Why was the C++11 memory model necessary?
Before C++11, the language did not properly define shared-memory behavior between threads. That made portable multithreaded C++ much harder and more error-prone.
Does std::thread automatically make code thread-safe?
No. std::thread only starts concurrent execution. You still need std::mutex, std::atomic, or other synchronization tools to safely share data.
Is volatile enough for communication between threads in C++?
No. volatile does not provide atomicity or proper synchronization for normal multithreaded programming.
What is a data race in C++?
A data race happens when multiple threads access the same memory location, at least one access is a write, and there is no synchronization. In C++11+, that is undefined behavior.

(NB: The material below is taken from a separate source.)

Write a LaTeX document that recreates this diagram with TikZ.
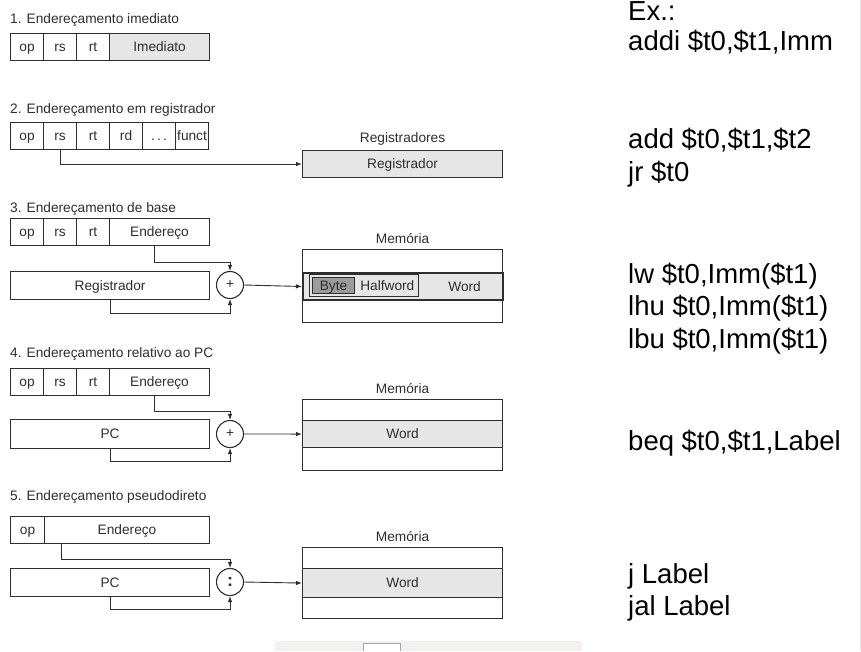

When should I use std::atomic instead of std::mutex?
Use std::atomic for simple independent values like counters, flags, and small state variables. Use std::mutex for larger shared objects or when multiple values must stay consistent together.
Mini Project
Description
Build a small two-thread program where one thread prepares data and another waits until the data is ready. This demonstrates the practical purpose of the C++11 memory model: one thread publishes work, and another thread safely observes it using atomic synchronization.
Goal
Create a producer-consumer style example that safely shares data between threads using std::atomic and release/acquire ordering.
Requirements
- Create one producer thread and one consumer thread.
- The producer must write a normal integer value and then signal readiness.
- The consumer must wait until the signal is set.
- The consumer must print the produced value only after it is safely published.
- Use
std::atomic<bool>for the readiness flag.